It's one thing to sit on the ship deck and watch as the iceberg comes floating up, and it's an entirely different thing to clamor down into the belly of the ship and bail out with a thimble once the collision has happened. J.C. Penney (JCPN.Q) is running downstairs even as we speak. The company issued its fourth-quarter earnings last night and the results are dire. Revenue was down 28% and comparable-store sales were down a shocking 32%. That poor showing helped pull comp sales for the year down 25% and all but sealed the fate of CEO Ron Johnson. The stock was down 15% in premarket trading following the announcement.

The bad and the ugly
J.C. Penney's last 12 months have been hard to watch. This time last year the investing world was abuzz with the new pricing system that Johnson had brought in. Twelve months later, we're seeing the devastating impact that a bad decision can have on the long-term viability of a company. Over the past year, J.C. Penney racked up a net loss of almost $1 billion, or $4.49 per share. Despite all that, the company managed to burn down its cash position less than analysts had been expecting. It ended the year with $930 million on hand, down from $1.5 billion a year ago.

The coupon system has now gone by the wayside, and the company reentered the land of the discount at the end of January. Commenters can argue over what that says about the American shopper, but it says something very clear about Johnson's plan. As he said on the call yesterday, "We also made some big mistakes and I take personal responsibility for these." That seems to be an understatement, but it's more of an admission than most CEOs give.

What can be done
Let's be clear -- this isn't the same turnaround story in 2013 as we were reading in 2012. J.C. Penney has fallen a far distance from this point last year, and it's going to take a lot more than another non-sales gimmick to give the company a boost. Right now, all its efforts are focused on its shops-within-stores plan. So far, the company has set up productions with Izod, Liz Claiborne, and Levi's, to name a few. In recent weeks, the spotlight has been turned on the company's fight with Macy's (M 0.16%) over a contract with Martha Stewart Living.

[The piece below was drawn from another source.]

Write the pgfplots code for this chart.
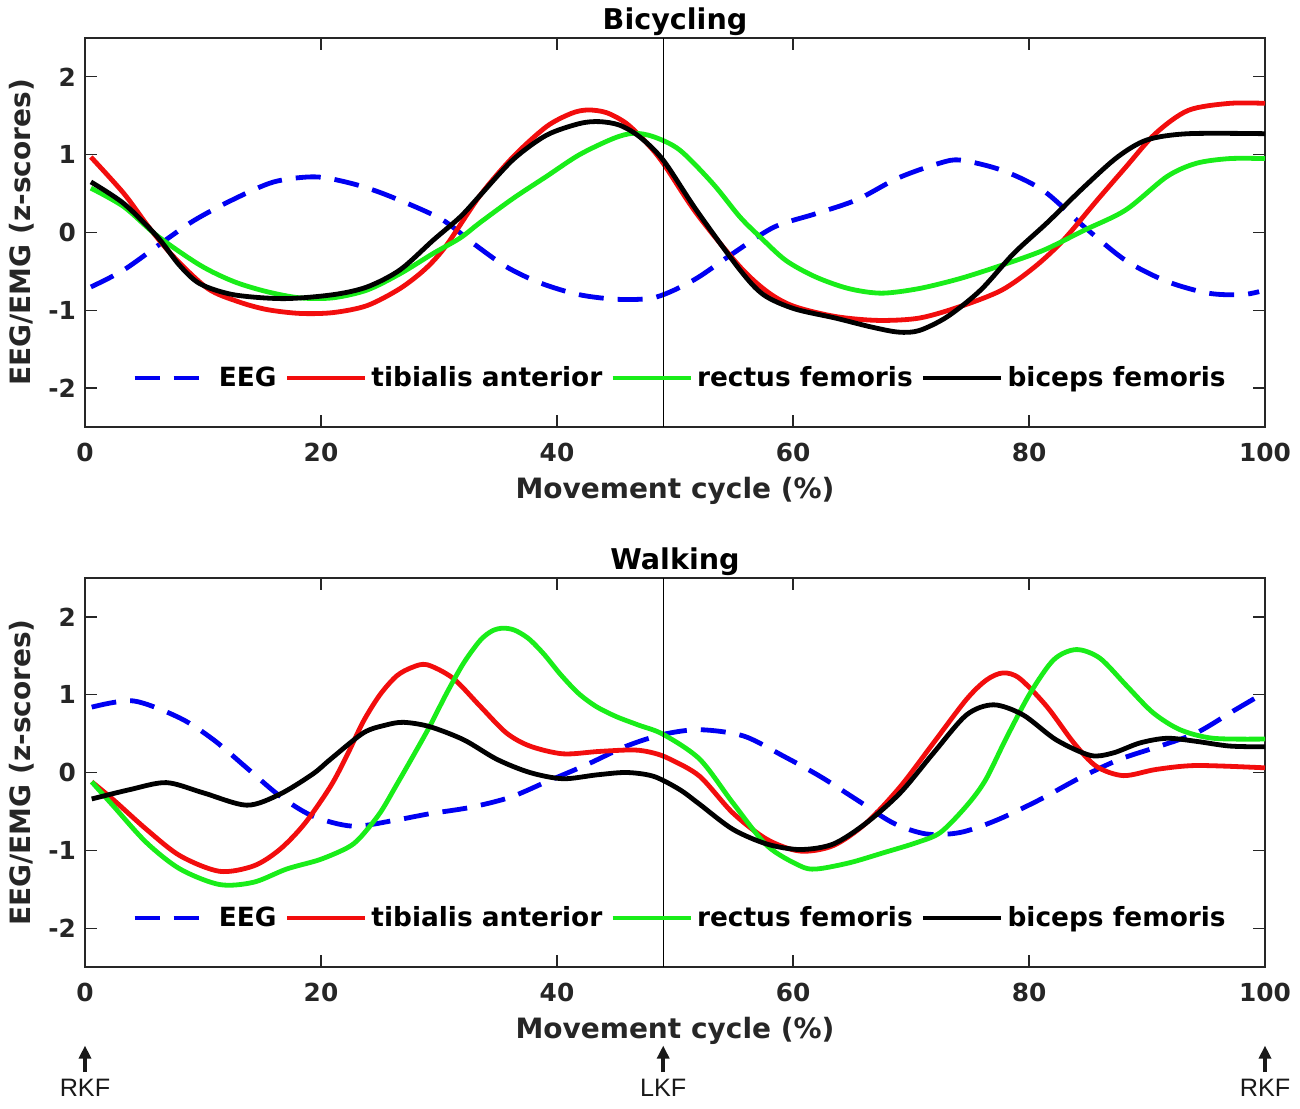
\documentclass[border=0pt]{standalone}
\usepackage{pgfplots}
\pgfplotsset{compat=1.18}
\usepackage{fontspec}
\setmainfont{DejaVu Sans}
\newfontfamily\arialfont{Liberation Sans}
\usetikzlibrary{arrows.meta}
\definecolor{cblue}{rgb}{0,0,0.95}
\definecolor{cred}{rgb}{0.95,0.05,0.05}
\definecolor{cgreen}{rgb}{0.1,0.93,0.1}
\definecolor{axgray}{rgb}{0.15,0.15,0.15}
\pgfplotsset{
  myaxis/.style={
    scale only axis, width=590pt, height=194.5pt,
    xmin=0, xmax=100, ymin=-2.5, ymax=2.5,
    xtick={0,20,40,60,80,100}, xticklabels={0,20,40,60,80,100},
    ytick={-2,-1,0,1,2}, yticklabels={-2,-1,0,1,2},
    tick align=inside, major tick length=6pt,
    axis line style={draw=axgray, line width=0.6pt},
    every tick/.style={draw=axgray, line width=0.6pt},
    tick label style={font=\fontsize{12.4}{14}\selectfont\bfseries, text=axgray},
    xticklabel style={yshift=-4.5pt},
    yticklabel style={xshift=-1pt},
    xlabel={Movement cycle (\%)}, ylabel={EEG/EMG (z-scores)},
    label style={font=\fontsize{14}{16}\selectfont\bfseries, text=axgray},
    xlabel style={at={(axis description cs:0.5,-0.165)}, anchor=center},
    ylabel style={at={(axis description cs:-0.0535,0.5)}, anchor=center},
    title style={font=\fontsize{14.3}{16}\selectfont\bfseries, at={(axis description cs:0.5,1.0424)}, anchor=center, yshift=-6pt},
    legend columns=4,
    legend style={draw=none, fill=none, at={(axis description cs:0.505,0.126)}, anchor=center,
      font=\fontsize{13.2}{15}\selectfont\bfseries,
      /tikz/every even column/.append style={column sep=2pt}},
    legend image code/.code={\draw[#1] (0pt,0pt) -- (39pt,0pt);},
    clip=false,
  },
  eeg/.style={color=cblue, line width=2.4pt, dash pattern=on 12.5pt off 7pt, smooth, no marks},
  ta/.style={color=cred, line width=2.4pt, smooth, no marks},
  rf/.style={color=cgreen, line width=2.4pt, smooth, no marks},
  bf/.style={color=black, line width=2.4pt, smooth, no marks},
}
\begin{document}
\begin{tikzpicture}
\useasboundingbox (0,0) rectangle (650pt,554pt);
% ---------------- Bicycling ----------------
\begin{axis}[myaxis, at={(42.5pt,340.5pt)}, anchor=south west, title={Bicycling}]
\addplot[eeg] coordinates {(0.5,-0.70) (3.3,-0.48) (6.8,-0.10) (9.3,0.16) (12.5,0.42) (16,0.65) (19.5,0.715) (22.6,0.63) (25.6,0.48) (30.1,0.18) (32.9,-0.14) (35.7,-0.44) (38.6,-0.65) (41.9,-0.80) (45.3,-0.86) (48.4,-0.83) (51.6,-0.61) (54.9,-0.27) (58.4,0.07) (61.9,0.24) (65.4,0.42) (68.9,0.70) (72.4,0.89) (74.2,0.93) (77.7,0.8) (81.2,0.54) (84.7,0.07) (88.2,-0.36) (91.7,-0.63) (95.2,-0.78) (98,-0.8) (99.5,-0.76)};
\addlegendentry{EEG}
\addplot[ta] coordinates {(0.5,0.97) (3.3,0.5) (5.4,0.07) (7.5,-0.31) (10.4,-0.72) (13.0,-0.89) (15.4,-0.99) (18.2,-1.04) (21.0,-1.03) (23.9,-0.94) (26.7,-0.72) (28.9,-0.46) (30.65,-0.16) (33.5,0.48) (36.3,0.975) (39.1,1.36) (41.2,1.53) (42.6,1.575) (44.2,1.54) (45.9,1.40) (47.6,1.15) (49.0,0.89) (51.8,0.25) (55.5,-0.44) (57.9,-0.77) (60.1,-0.95) (63.6,-1.08) (67.2,-1.13) (70.7,-1.1) (74.2,-0.95) (77.7,-0.74) (80.5,-0.44) (82.9,-0.1) (85.8,0.42) (88.2,0.84) (90.7,1.27) (93.5,1.57) (97,1.66) (100,1.66)};
\addlegendentry{tibialis anterior}
\addplot[rf] coordinates {(0.5,0.57) (3.3,0.33) (6.1,-0.04) (9.75,-0.42) (12.6,-0.63) (15.4,-0.76) (18.2,-0.84) (21.0,-0.84) (23.9,-0.74) (26.7,-0.53) (29.5,-0.27) (31.8,-0.07) (33.5,0.13) (36.3,0.44) (39.1,0.72) (41.9,1.0) (44.8,1.21) (46.5,1.275) (48.2,1.23) (50.4,1.06) (53.2,0.63) (55.5,0.20) (57.3,-0.07) (59.4,-0.36) (61.9,-0.57) (64.7,-0.72) (67.5,-0.78) (70.7,-0.72) (74.2,-0.59) (77.7,-0.42) (81.2,-0.23) (84.7,0.03) (88.2,0.29) (91.7,0.72) (94.2,0.89) (97,0.95) (100,0.95)};
\addlegendentry{rectus femoris}
\addplot[bf] coordinates {(0.5,0.65) (3.3,0.37) (6.1,-0.05) (8.0,-0.42) (9.75,-0.66) (12.6,-0.80) (16.8,-0.85) (21.0,-0.80) (23.9,-0.70) (26.7,-0.48) (29.5,-0.10) (31.8,0.20) (33.5,0.48) (36.3,0.94) (39.1,1.25) (41.9,1.40) (43.6,1.425) (45.3,1.38) (47.0,1.23) (49.0,0.93) (51.8,0.29) (55.5,-0.48) (57.5,-0.80) (60.1,-0.98) (63.6,-1.1) (66.5,-1.21) (68.9,-1.28) (70.7,-1.26) (73.1,-1.08) (75.9,-0.74) (78.7,-0.27) (81.5,0.12) (84.7,0.59) (87.5,0.97) (90,1.19) (93.5,1.27) (100,1.27)};
\addlegendentry{biceps femoris}
\addplot[black, line width=0.7pt, forget plot] coordinates {(49,-2.5) (49,2.5)};
\end{axis}
% ---------------- Walking ----------------
\begin{axis}[myaxis, at={(42.5pt,70.5pt)}, anchor=south west, title={Walking}]
\addplot[eeg] coordinates {(0.57,0.84) (4.1,0.92) (8.05,0.70) (10.9,0.42) (13.7,0.06) (16.5,-0.30) (19.3,-0.56) (22.7,-0.69) (26.4,-0.61) (29.2,-0.53) (32.6,-0.45) (36.0,-0.32) (39.1,-0.12) (42.5,0.10) (45.9,0.34) (49.0,0.49) (52.1,0.55) (55.8,0.47) (59.2,0.21) (62.3,-0.05) (65.4,-0.35) (68.5,-0.65) (71.3,-0.79) (74.2,-0.77) (77.3,-0.61) (80.9,-0.35) (84.3,-0.07) (87.7,0.17) (91.1,0.34) (94.2,0.51) (97.3,0.79) (100,1.03)};
\addlegendentry{EEG}
\addplot[ta] coordinates {(0.57,-0.12) (2.4,-0.35) (5.2,-0.73) (8.05,-1.07) (11.4,-1.27) (14.3,-1.2) (16.5,-0.99) (18.6,-0.66) (20.8,-0.18) (22.2,0.22) (23.6,0.66) (25.0,1.0) (26.4,1.24) (27.7,1.35) (29.0,1.385) (31.2,1.21) (33.5,0.85) (35.7,0.51) (37.7,0.34) (40.5,0.24) (43.5,0.27) (46.5,0.29) (48.2,0.25) (49.6,0.17) (52.1,-0.05) (54.9,-0.52) (57.8,-0.86) (60.6,-1.01) (63.4,-0.94) (66.2,-0.65) (69.1,-0.18) (71.9,0.38) (74.7,0.94) (76.4,1.19) (77.8,1.28) (79.2,1.21) (81.5,0.85) (83.8,0.38) (85.7,0.08) (88.0,-0.04) (90.8,0.04) (94.2,0.09) (100,0.06)};
\addlegendentry{tibialis anterior}
\addplot[rf] coordinates {(0.57,-0.12) (2.4,-0.43) (5.2,-0.90) (8.05,-1.24) (11.4,-1.44) (14.3,-1.41) (17.1,-1.24) (19.9,-1.12) (22.2,-0.97) (23.3,-0.84) (25.0,-0.52) (26.4,-0.16) (27.8,0.21) (29.2,0.59) (30.65,1.02) (32.1,1.41) (33.5,1.70) (34.5,1.82) (35.4,1.855) (36.4,1.83) (37.6,1.72) (38.9,1.52) (40.3,1.26) (41.8,1.02) (43.3,0.85) (45.0,0.72) (46.9,0.61) (49.0,0.49) (52.1,0.17) (54.9,-0.39) (57.8,-0.94) (60.6,-1.20) (62.0,-1.24) (64.8,-1.16) (67.7,-1.03) (70.5,-0.90) (72.5,-0.77) (74.7,-0.43) (76.3,-0.1) (78.1,0.45) (80.1,1.02) (82.1,1.45) (84.0,1.58) (86.0,1.47) (88.3,1.11) (90.5,0.77) (92.8,0.55) (95.6,0.44) (100,0.43)};
\addlegendentry{rectus femoris}
\addplot[bf] coordinates {(0.57,-0.34) (3.8,-0.22) (6.9,-0.13) (10.0,-0.26) (13.7,-0.42) (16.5,-0.28) (19.3,-0.02) (20.8,0.17) (23.6,0.51) (25.5,0.61) (27.0,0.645) (29.2,0.59) (32.1,0.42) (34.9,0.17) (37.7,0.0) (40.5,-0.08) (43.4,-0.03) (45.9,0.0) (48.2,-0.05) (50.4,-0.22) (52.1,-0.41) (54.9,-0.73) (57.8,-0.92) (60.6,-0.99) (63.4,-0.92) (66.2,-0.65) (69.1,-0.26) (71.9,0.25) (74.7,0.74) (77.0,0.87) (79.5,0.74) (82.3,0.42) (85.2,0.22) (87.1,0.25) (89.4,0.38) (91.7,0.44) (94.2,0.40) (97.0,0.34) (100,0.33)};
\addlegendentry{biceps femoris}
\addplot[black, line width=0.7pt, forget plot] coordinates {(49,-2.5) (49,2.5)};
\foreach \xx/\lab in {0/RKF, 49/LKF, 100/RKF}{
  \edef\tmp{\noexpand\draw[line width=2pt, color=black!90, -{Triangle[width=6pt,length=6.5pt]}] (axis cs:\xx,-3.85) -- (axis cs:\xx,-3.51);
  \noexpand\node[font=\noexpand\arialfont\noexpand\fontsize{12.6}{15}\noexpand\selectfont, text=black!90] at (axis cs:\xx,-4.05) {\lab};}
  \tmp
}
\end{axis}
\end{tikzpicture}
\end{document}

Regardless of how that case turns out, J.C. Penney is going to need to work to get customers back from its competitors. Macy's just saw a quarterly comparable sales increase of 3.7%, which is surely helped by customers fleeing JCPenney locations. But it's also indicative of Macy's doing something right that J.C. Penney does wrong. Maybe it's Macy's attempt to build an omnichannel offering -- allowing customers to shop online, in-store, and using a mobile device in a seamless manner -- something that Nordstrom has been working on as well.

J.C. Penney could certainly use a boost in online sales. With all the focus on its physical stores, the online segment seems to have fallen into even worse disrepair -- online sales were down 34% compared to last year. Compare that to the success that other brands have had with omnichannel efforts. Macy's saw a 48% increase in online sales in its fourth quarter, while Nordstrom increased direct sales by 31%.

While Johnson's single-mindedness and obsession with the in-store experience was supposed to be his strength, his lack of attention to online could end up hurting the business. In 2013, the company needs a renewed focus on its online customer base, or else it risks falling even further behind.

Final thoughts
J.C. Penney is failing. The turnaround storyline has vanished completely and any bounce from its current position will represent the beginning of a new story. It's been said in just about every press release accompanying the fourth-quarter news, but here it is again: Johnson needs to fix this in the next few quarters or he needs to get out. The fight with Macy's over Martha Stewart is just one more poor choice in a line of poor choices. There's almost no chance, in my mind, that J.C. Penney wins that case outright. That means sharing the spotlight with Macy's at best, or wasted investment and energy at worst.

Until Johnson makes a meaningful, positive impact on this business, I can't trust his judgment. If you can't trust the guy running the place, then you have no business investing in the company. I wouldn't touch J.C. Penney right now with a 10-foot pole.